The OP only asked about freight trains so my first reply was to that. My passenger trains include everything 2 car commuters to the 9 car Walthers 20th Century Limited set. My favorites are the 3-4 car local passenger trains with a mixed consist of heavyweight and lightweight cars. I think those have a lot of character. My new branchline will have a doodlebug.
My shortest train is a passenger train made up of 6 Roundhouse Palace Cars being pulled by a 4-4-0, while my longest train is a freight made up of 40 freight cars (good micture of 50’ and 40’ cars) being pulled by a F7 ABBBA set.
I currently am running a switching shelf layout. I have run-around tracks at each end of the layout that can handle about 10 40’ freight cars, so the normal train is about 8 cars with caboose. I have one town in place, and am adding another (track and buildings in place, but no scenery yet); each town has industries that can handle 8-9 freight cars at max.
Eventually there will be reverse loops added as the layout continues to expand, so eventually I will be running passenger trains up to 7 cars, and iron ore trains around 30 cars long.
On my 4x8 table-top pike I have run a 4-unit consist of GP40’s with twenty-four 32-foot hoppers and a caboose.
I admit that it looked absolutely unprototypical. There was less than two cars distance from the lead loco to the caboose.
Typically I run between 4- to 16-cars per train. I have a 4% grade to get up to the coal unloading platform. On that grade I run a max of 8 hoppers with a consist of 2 GP30’s and a helper GP30.
On the mainline; consisting of 18- and 15-inch radius snaptrack, I run the longer 16-car coal drag.
Because of the tight radius curves I only run GP’s or 4-axel switchers.
For the Olde Tyme excursion train I run a USRA 0-6-0 with a Vanderbuilt tender and two 47-foot passenger cars and a bobber caboose. This is able to negotiate down the 15-inch radius corkscrew trestle.
Don’t have a layout but plans are for “prototypical” lengths and engine sets. 1964-1970 SP&S & GN/NP power consists, I need to get some GN GP9’s, WP, UP and SP units as well. More foreign cars as well.
At the Pasadena Model Railroad Club, we frequently run 30-50 or more freight cars, and passenger trains can go 10-20. Here’s a hundred car train being pulled by a scratchbuilt UP coal turbine.
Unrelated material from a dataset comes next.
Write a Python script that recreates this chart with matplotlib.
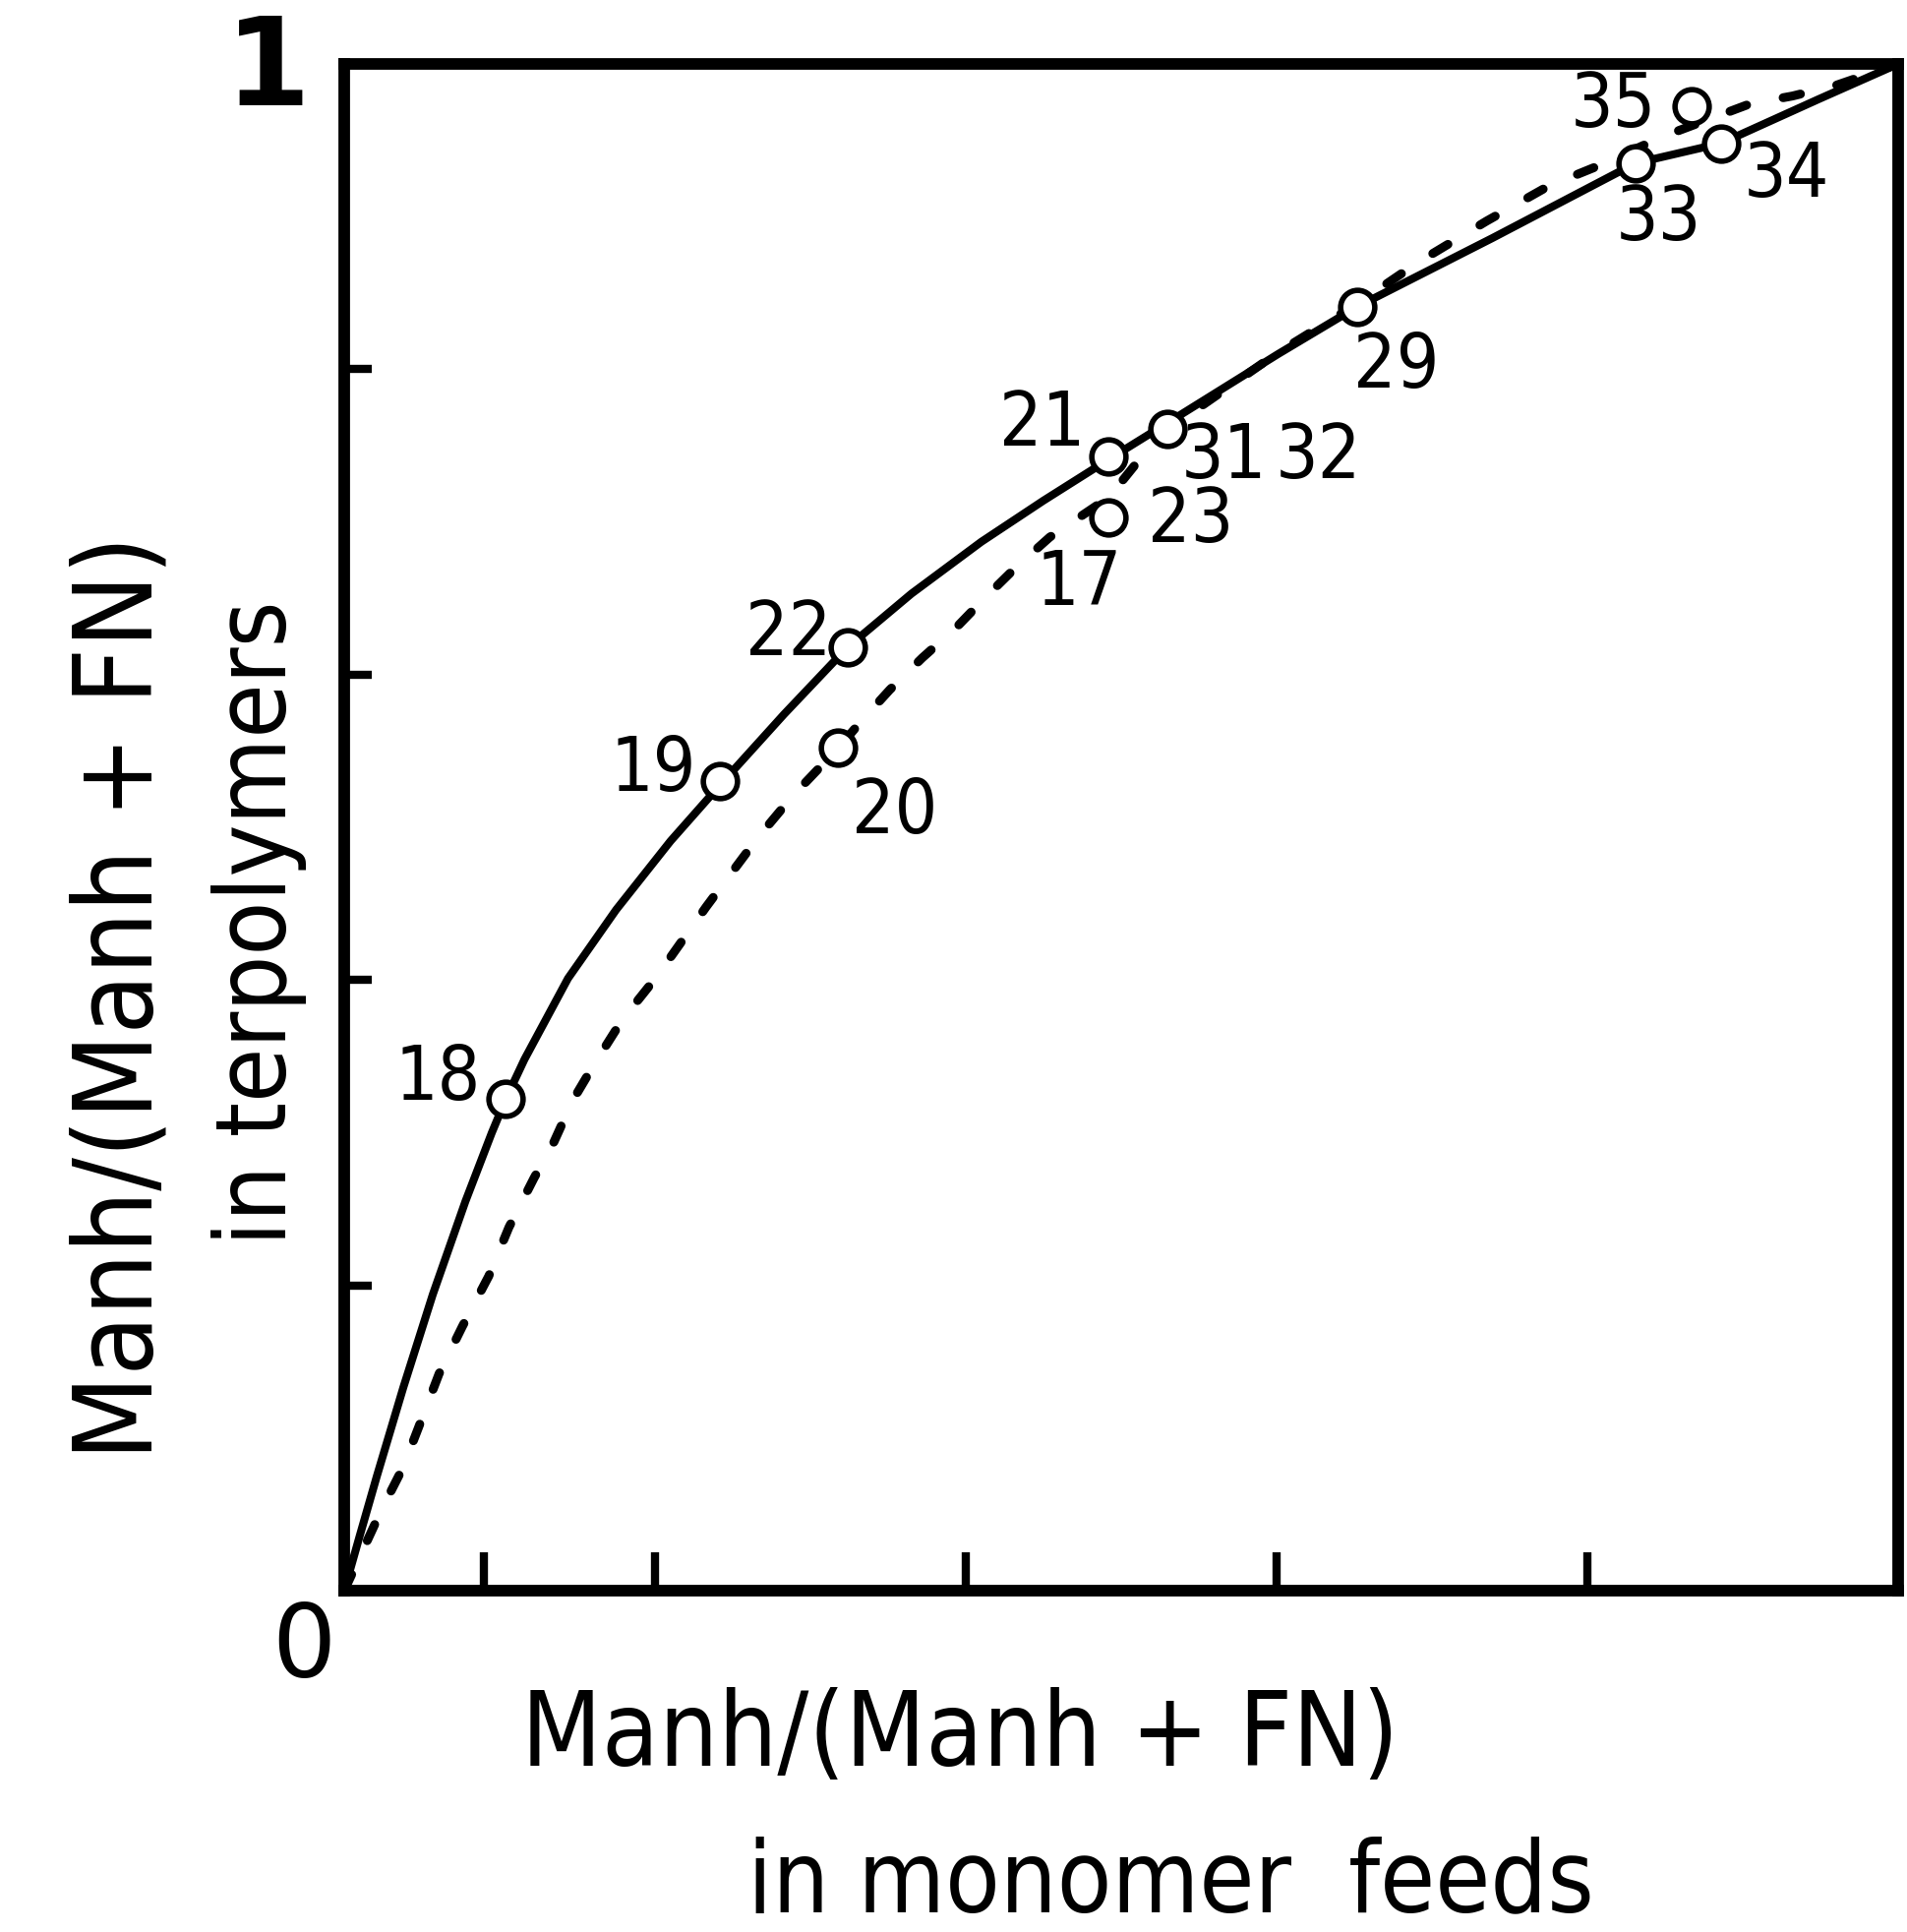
import matplotlib
matplotlib.use("Agg")
import matplotlib.pyplot as plt

# ---- data ----
# solid curve (terpolymer composition vs feed)
solid_x = [0, 0.010, 0.021, 0.038, 0.057, 0.078, 0.095, 0.104, 0.116, 0.144, 0.175, 0.210,
           0.243, 0.283, 0.324, 0.365, 0.410, 0.450, 0.492, 0.530, 0.601, 0.652, 0.739,
           0.831, 0.886, 0.949, 1.0]
solid_y = [0, 0.036, 0.075, 0.133, 0.194, 0.255, 0.300, 0.322, 0.348, 0.401, 0.446, 0.491,
           0.529, 0.574, 0.618, 0.653, 0.687, 0.714, 0.741, 0.765, 0.810, 0.841, 0.886,
           0.935, 0.948, 0.977, 1.0]

# dashed curve
dash_x = [0, 0.024, 0.038, 0.049, 0.061, 0.076, 0.093, 0.106, 0.122, 0.135, 0.147, 0.161,
          0.179, 0.201, 0.233, 0.266, 0.289, 0.318, 0.334, 0.351, 0.372, 0.394, 0.413,
          0.432, 0.454, 0.492, 0.515, 0.546, 0.601, 0.652, 0.691, 0.735, 0.775, 0.804,
          0.850, 0.905, 0.932, 0.960, 1.0]
dash_y = [0, 0.053, 0.081, 0.110, 0.142, 0.173, 0.206, 0.238, 0.270, 0.294, 0.321, 0.345,
          0.374, 0.402, 0.448, 0.493, 0.521, 0.552, 0.571, 0.590, 0.611, 0.631, 0.651,
          0.670, 0.690, 0.716, 0.745, 0.772, 0.811, 0.843, 0.870, 0.897, 0.920, 0.932,
          0.953, 0.974, 0.979, 0.986, 1.0]

# experimental points (open circles)
pt_x = [0.104, 0.242, 0.324, 0.318, 0.492, 0.492, 0.530, 0.652, 0.831, 0.886, 0.867]
pt_y = [0.322, 0.530, 0.618, 0.552, 0.743, 0.703, 0.761, 0.841, 0.935, 0.948, 0.972]

# sample numbers and their label positions
labels = ["18", "19", "22", "20", "21", "31", "32", "23", "17", "29", "33", "34", "35"]
label_x = [0.060, 0.199, 0.286, 0.354, 0.449, 0.566, 0.627, 0.545, 0.473, 0.677, 0.846, 0.928, 0.817]
label_y = [0.336, 0.538, 0.627, 0.510, 0.764, 0.743, 0.743, 0.701, 0.660, 0.802, 0.899, 0.927, 0.973]

xticks = [0.09, 0.2, 0.4, 0.6, 0.8]
yticks = [0.2, 0.4, 0.6, 0.8]

xlabel1 = "Manh/(Manh + FN)"
xlabel2 = "in monomer  feeds"
ylabel1 = "Manh/(Manh + FN)"
ylabel2 = "in terpolymers"

plt.rcParams["font.family"] = ["DejaVu Sans"]
FS = "condensed"

# ---- figure ----
W, H = 1939, 1965
fig = plt.figure(figsize=(W / 100, H / 100), dpi=100)
fig.patch.set_facecolor("white")
ax = fig.add_axes([350 / W, (H - 1618) / H, 1580 / W, 1552 / H])
ax.set_xlim(0, 1)
ax.set_ylim(0, 1)

for s in ax.spines.values():
    s.set_linewidth(8.5)
    s.set_color("black")

ax.set_xticks(xticks)
ax.set_yticks(yticks)
ax.tick_params(axis="x", direction="in", length=28, width=6, labelbottom=False)
ax.tick_params(axis="y", direction="in", length=20, width=6, labelleft=False)

ax.plot(solid_x, solid_y, color="black", lw=5.8, solid_capstyle="round",
        solid_joinstyle="round", clip_on=False, zorder=3)
ax.plot(dash_x, dash_y, color="black", lw=6.5, linestyle=(0, (2.0, 4.2)),
        dash_capstyle="round", clip_on=False, zorder=3)
ax.plot(pt_x, pt_y, linestyle="none", marker="o", ms=25, mfc="white",
        mec="black", mew=4, zorder=4, clip_on=False)

for t, lx, ly in zip(labels, label_x, label_y):
    ax.text(lx, ly, t, fontsize=55, fontstretch=FS, ha="center", va="center",
            color="black", zorder=5)

# axis end labels
ax.text(-0.049, 0.996, "1", fontsize=90, fontweight="bold", ha="center", va="center",
        clip_on=False)
ax.text(-0.026, -0.038, "0", fontsize=74, ha="center", va="center", clip_on=False)

# axis titles
fig.text(976 / W, 1 - 1766 / H, xlabel1, fontsize=76, fontstretch=FS, ha="center", va="center")
fig.text(1190 / W, 1 - 1915 / H, xlabel2, fontsize=73, fontstretch=FS, ha="center", va="center")
fig.text(124 / W, 1 - 1014 / H, ylabel1, fontsize=80, fontstretch=FS, rotation=90,
         ha="center", va="center")
fig.text(264 / W, 1 - 938 / H, ylabel2, fontsize=72, fontstretch=FS, rotation=90,
         ha="center", va="center")

fig.savefig("out.png", dpi=100, facecolor="white")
It was fine in the flats but it all went a bit pear-shaped when we hit the 2% grade… A couple of broken couplers and one stringline. A couple of mid-train helpers got us up the hill.
My little HO scale switching layout is only about 20 ft long, point-to-point with about 4 feet of that as staging (will use cassette or sector plate to maximize this in the future). My trains are no more than about 8 or 9 cars maximum, one engine and a caboose.